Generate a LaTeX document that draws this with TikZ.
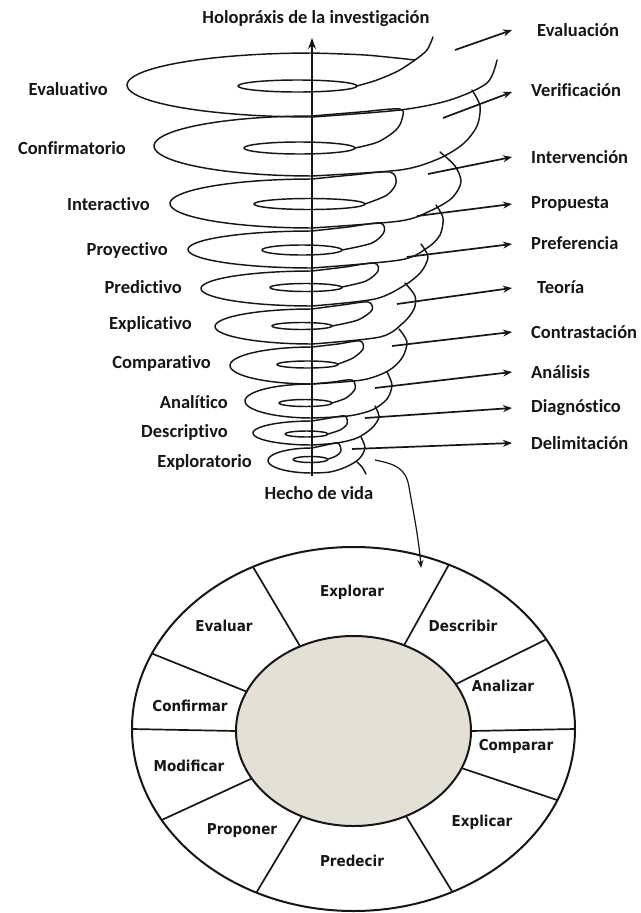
\documentclass[tikz,border=0pt]{standalone}
\usepackage{fontspec}
\setmainfont[Ligatures=NoCommon]{Carlito}
\newfontfamily\wheelfont[FakeStretch=0.9]{DejaVu Sans}
\usetikzlibrary{arrows.meta}
\definecolor{ink}{RGB}{22,22,22}
\definecolor{core}{RGB}{228,224,214}

% one turn of the coil: outer rim from the right-hand bend, round the left end,
% back along the top to the fold that drops onto the inner ring
\newcommand\spiralturn[5]{%
  \draw[spiral] plot[smooth] coordinates {#4}
    -- plot[domain=90:270,samples=40] ({312+#1*cos(\x)},{#2+#3*sin(\x)})
    -- plot[smooth] coordinates {#5};}

\begin{document}
\begin{tikzpicture}[x=1pt,y=-1pt,
  spiral/.style={draw=ink, line width=1.45pt, line cap=round, line join=round},
  axisline/.style={draw=ink, line width=2.3pt, -{Stealth[length=11pt,width=8pt]}},
  pointer/.style={draw=ink, line width=1.7pt, -{Stealth[length=9pt,width=7pt]}},
  link/.style={draw=ink, line width=1.2pt, -{Stealth[length=8pt,width=6pt]}},
  lbl/.style={font=\bfseries\fontsize{18.5}{22}\selectfont, text=ink, inner sep=0pt},
  wlbl/.style={font=\wheelfont\bfseries\fontsize{15}{18}\selectfont, text=ink, inner sep=0pt},
  rim/.style={draw=ink, line width=2pt},
  spoke/.style={draw=ink, line width=1.7pt},
]
\fill[white] (0,0) rectangle (640,913);
\useasboundingbox (0,0) rectangle (640,913);

% ---------- coil ----------
\spiralturn{185}{85}{32}{(497,60) (487,83) (450,100) (400,110) (312,117)}
  {(312,53) (365,55) (415,60)}
\draw[spiral] plot[smooth] coordinates {(433,37) (427,50) (415,60) (398,71) (377,80) (357,86)};
\spiralturn{158}{146}{30}{(472,90) (480,106) (477,126) (463,144) (438,159) (400,170) (312,176)}
  {(312,116) (360,112) (400,109) (402,119) (396,130) (378,142) (355,148)}
\spiralturn{142}{203.5}{24.5}{(440,152) (455,166) (461,182) (452,198) (430,211) (400,221) (312,228)}
  {(312,179) (352,175) (390,172) (396,183) (387,195) (365,204)}
\spiralturn{124}{249.5}{18.5}{(436,205) (443,218) (440,235) (427,248) (400,260) (312,268)}
  {(312,231) (348,227) (380,223) (384,232) (372,243) (342,250)}
\spiralturn{111}{288.5}{17.5}{(421,244) (428,257) (421,272) (405,285) (375,299) (312,306)}
  {(312,271) (345,267) (374,263) (378,271) (366,281) (342,287)}
\spiralturn{97}{326.5}{17.5}{(405,283) (415,296) (414,309) (403,323) (380,337) (312,344)}
  {(312,309) (342,305) (368,302) (372,310) (358,320) (332,326)}
\spiralturn{82}{365.5}{18.5}{(399,329) (407,342) (402,358) (388,371) (362,380) (312,384)}
  {(312,347) (338,344) (360,341) (363,349) (353,358) (338,364)}
\spiralturn{67}{401}{17}{(387,372) (392,385) (387,399) (372,410) (348,416) (312,418)}
  {(312,384) (333,382) (352,380) (355,389) (346,398) (332,403)}
\spiralturn{59}{433}{12}{(375,406) (379,417) (372,428) (357,438) (337,443) (312,445)}
  {(312,421) (330,418) (345,416) (347,424) (340,430) (328,434)}
\spiralturn{44}{460.5}{12.5}{(361,437) (365,448) (359,459) (346,467) (330,472) (312,473)}
  {(312,448) (326,445) (338,443) (341,451) (336,456) (328,459)}
\draw[spiral] plot[smooth] coordinates {(357,462) (362,467) (366,474)};

% inner rings
\foreach \cx/\cy/\rx/\ry in {297.5/86/59.5/6, 299.5/148/55.5/6, 309.5/204/55.5/5.5,
    302/250/40/5, 306/287.5/36/4, 302/326/30/3.5, 307.5/364.5/30.5/3.5,
    305.5/403/26.5/3.5, 306.5/434/21.5/3, 310.5/459.5/17.5/3}
  \draw[spiral] (\cx,\cy) ellipse [x radius=\rx, y radius=\ry];

% vertical axis
\coordinate (axbot) at (312,476);
\coordinate (axtop) at (312,38);
\draw[axisline] (axbot) -- (axtop);
\node[lbl] (title) at (316,19) {Holopráxis de la investigación};
\node[lbl] (hecho) at (319,493) {Hecho de vida};

% levels on the left
\foreach \nm/\xx/\yy/\tx in {evo/108/89/Evaluativo, con/126/148/Confirmatorio,
    int/150/204/Interactivo, pro/168/250/Proyectivo, pre/182/287/Predictivo,
    exp/192/324/Explicativo, com/211/363/Comparativo, ana/228/402/Analítico,
    des/228/432/Descriptivo, exl/252/462/Exploratorio}
  \node[lbl, anchor=east] (L\nm) at (\xx,\yy) {\tx};

% outcomes on the right
\foreach \i/\xx/\yy/\tx in {1/537/30/Evaluación, 2/531/90/Verificación,
    3/531/157/Intervención, 4/531/204/Propuesta, 5/531/243/Preferencia,
    6/537/287/Teoría, 7/531/332/Contrastación, 8/531/372/Análisis,
    9/531/408/Diagnóstico, 10/531/443/Delimitación}
  \node[lbl, anchor=west] (R\i) at (\xx,\yy) {\tx};

\foreach \i/\sx/\sy/\ey in {1/455/50/30, 2/443/118/92, 3/428/174/157, 4/417/216/204,
    5/407/257/244, 6/397/304/288, 7/392/346/332, 8/375/388/372, 9/365/418/408,
    10/352/449/443}{
  \coordinate (s\i) at (\sx,\sy);
  \coordinate (e\i) at (512,\ey);
  \draw[pointer] (s\i) -- (e\i);
}

% ---------- wheel ----------
\coordinate (wo) at (353.5,729);
\coordinate (wi) at (353.5,731);
\fill[core] (wi) ellipse [x radius=117.5, y radius=95];
\draw[rim] (wo) ellipse [x radius=221.5, y radius=182];
\draw[rim] (wi) ellipse [x radius=117.5, y radius=95];
\foreach \t in {-117,-64.5,-29.5,0,23,63.5,116,150,180,204.5}
  \draw[spoke] ({353.5+117.5*cos(\t)},{731+95*sin(\t)}) -- ({353.5+221.5*cos(\t)},{729+182*sin(\t)});

\foreach \nm/\xx/\yy/\tx in {w1/352/592/Explorar, w2/463/626/Describir,
    w3/503/686/Analizar, w4/516/746/Comparar, w5/482/822/Explicar,
    w6/352/861/Predecir, w7/242/831/Proponer, w8/189/766/Modificar,
    w9/190/706/Confirmar, w10/224/626/Evaluar}
  \node[wlbl] (\nm) at (\xx,\yy) {\tx};

% from the base of the coil down into the wheel
\coordinate (hstart) at (375,460);
\coordinate (htip) at (421,568);
\draw[link] (hstart) .. controls (395,464) and (406,468) .. (409,487)
  .. controls (413,510) and (419,540) .. (htip);
\end{tikzpicture}
\end{document}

-=-=-

Copy the material shown above in full and exactly. Skip the pictures.

FINAL ANSWER:
Generate a LaTeX document that draws this with TikZ.
\documentclass[tikz,border=0pt]{standalone}
\usepackage{fontspec}
\setmainfont[Ligatures=NoCommon]{Carlito}
\newfontfamily\wheelfont[FakeStretch=0.9]{DejaVu Sans}
\usetikzlibrary{arrows.meta}
\definecolor{ink}{RGB}{22,22,22}
\definecolor{core}{RGB}{228,224,214}

% one turn of the coil: outer rim from the right-hand bend, round the left end,
% back along the top to the fold that drops onto the inner ring
\newcommand\spiralturn[5]{%
  \draw[spiral] plot[smooth] coordinates {#4}
    -- plot[domain=90:270,samples=40] ({312+#1*cos(\x)},{#2+#3*sin(\x)})
    -- plot[smooth] coordinates {#5};}

\begin{document}
\begin{tikzpicture}[x=1pt,y=-1pt,
  spiral/.style={draw=ink, line width=1.45pt, line cap=round, line join=round},
  axisline/.style={draw=ink, line width=2.3pt, -{Stealth[length=11pt,width=8pt]}},
  pointer/.style={draw=ink, line width=1.7pt, -{Stealth[length=9pt,width=7pt]}},
  link/.style={draw=ink, line width=1.2pt, -{Stealth[length=8pt,width=6pt]}},
  lbl/.style={font=\bfseries\fontsize{18.5}{22}\selectfont, text=ink, inner sep=0pt},
  wlbl/.style={font=\wheelfont\bfseries\fontsize{15}{18}\selectfont, text=ink, inner sep=0pt},
  rim/.style={draw=ink, line width=2pt},
  spoke/.style={draw=ink, line width=1.7pt},
]
\fill[white] (0,0) rectangle (640,913);
\useasboundingbox (0,0) rectangle (640,913);

% ---------- coil ----------
\spiralturn{185}{85}{32}{(497,60) (487,83) (450,100) (400,110) (312,117)}
  {(312,53) (365,55) (415,60)}
\draw[spiral] plot[smooth] coordinates {(433,37) (427,50) (415,60) (398,71) (377,80) (357,86)};
\spiralturn{158}{146}{30}{(472,90) (480,106) (477,126) (463,144) (438,159) (400,170) (312,176)}
  {(312,116) (360,112) (400,109) (402,119) (396,130) (378,142) (355,148)}
\spiralturn{142}{203.5}{24.5}{(440,152) (455,166) (461,182) (452,198) (430,211) (400,221) (312,228)}
  {(312,179) (352,175) (390,172) (396,183) (387,195) (365,204)}
\spiralturn{124}{249.5}{18.5}{(436,205) (443,218) (440,235) (427,248) (400,260) (312,268)}
  {(312,231) (348,227) (380,223) (384,232) (372,243) (342,250)}
\spiralturn{111}{288.5}{17.5}{(421,244) (428,257) (421,272) (405,285) (375,299) (312,306)}
  {(312,271) (345,267) (374,263) (378,271) (366,281) (342,287)}
\spiralturn{97}{326.5}{17.5}{(405,283) (415,296) (414,309) (403,323) (380,337) (312,344)}
  {(312,309) (342,305) (368,302) (372,310) (358,320) (332,326)}
\spiralturn{82}{365.5}{18.5}{(399,329) (407,342) (402,358) (388,371) (362,380) (312,384)}
  {(312,347) (338,344) (360,341) (363,349) (353,358) (338,364)}
\spiralturn{67}{401}{17}{(387,372) (392,385) (387,399) (372,410) (348,416) (312,418)}
  {(312,384) (333,382) (352,380) (355,389) (346,398) (332,403)}
\spiralturn{59}{433}{12}{(375,406) (379,417) (372,428) (357,438) (337,443) (312,445)}
  {(312,421) (330,418) (345,416) (347,424) (340,430) (328,434)}
\spiralturn{44}{460.5}{12.5}{(361,437) (365,448) (359,459) (346,467) (330,472) (312,473)}
  {(312,448) (326,445) (338,443) (341,451) (336,456) (328,459)}
\draw[spiral] plot[smooth] coordinates {(357,462) (362,467) (366,474)};

% inner rings
\foreach \cx/\cy/\rx/\ry in {297.5/86/59.5/6, 299.5/148/55.5/6, 309.5/204/55.5/5.5,
    302/250/40/5, 306/287.5/36/4, 302/326/30/3.5, 307.5/364.5/30.5/3.5,
    305.5/403/26.5/3.5, 306.5/434/21.5/3, 310.5/459.5/17.5/3}
  \draw[spiral] (\cx,\cy) ellipse [x radius=\rx, y radius=\ry];

% vertical axis
\coordinate (axbot) at (312,476);
\coordinate (axtop) at (312,38);
\draw[axisline] (axbot) -- (axtop);
\node[lbl] (title) at (316,19) {Holopráxis de la investigación};
\node[lbl] (hecho) at (319,493) {Hecho de vida};

% levels on the left
\foreach \nm/\xx/\yy/\tx in {evo/108/89/Evaluativo, con/126/148/Confirmatorio,
    int/150/204/Interactivo, pro/168/250/Proyectivo, pre/182/287/Predictivo,
    exp/192/324/Explicativo, com/211/363/Comparativo, ana/228/402/Analítico,
    des/228/432/Descriptivo, exl/252/462/Exploratorio}
  \node[lbl, anchor=east] (L\nm) at (\xx,\yy) {\tx};

% outcomes on the right
\foreach \i/\xx/\yy/\tx in {1/537/30/Evaluación, 2/531/90/Verificación,
    3/531/157/Intervención, 4/531/204/Propuesta, 5/531/243/Preferencia,
    6/537/287/Teoría, 7/531/332/Contrastación, 8/531/372/Análisis,
    9/531/408/Diagnóstico, 10/531/443/Delimitación}
  \node[lbl, anchor=west] (R\i) at (\xx,\yy) {\tx};

\foreach \i/\sx/\sy/\ey in {1/455/50/30, 2/443/118/92, 3/428/174/157, 4/417/216/204,
    5/407/257/244, 6/397/304/288, 7/392/346/332, 8/375/388/372, 9/365/418/408,
    10/352/449/443}{
  \coordinate (s\i) at (\sx,\sy);
  \coordinate (e\i) at (512,\ey);
  \draw[pointer] (s\i) -- (e\i);
}

% ---------- wheel ----------
\coordinate (wo) at (353.5,729);
\coordinate (wi) at (353.5,731);
\fill[core] (wi) ellipse [x radius=117.5, y radius=95];
\draw[rim] (wo) ellipse [x radius=221.5, y radius=182];
\draw[rim] (wi) ellipse [x radius=117.5, y radius=95];
\foreach \t in {-117,-64.5,-29.5,0,23,63.5,116,150,180,204.5}
  \draw[spoke] ({353.5+117.5*cos(\t)},{731+95*sin(\t)}) -- ({353.5+221.5*cos(\t)},{729+182*sin(\t)});

\foreach \nm/\xx/\yy/\tx in {w1/352/592/Explorar, w2/463/626/Describir,
    w3/503/686/Analizar, w4/516/746/Comparar, w5/482/822/Explicar,
    w6/352/861/Predecir, w7/242/831/Proponer, w8/189/766/Modificar,
    w9/190/706/Confirmar, w10/224/626/Evaluar}
  \node[wlbl] (\nm) at (\xx,\yy) {\tx};

% from the base of the coil down into the wheel
\coordinate (hstart) at (375,460);
\coordinate (htip) at (421,568);
\draw[link] (hstart) .. controls (395,464) and (406,468) .. (409,487)
  .. controls (413,510) and (419,540) .. (htip);
\end{tikzpicture}
\end{document}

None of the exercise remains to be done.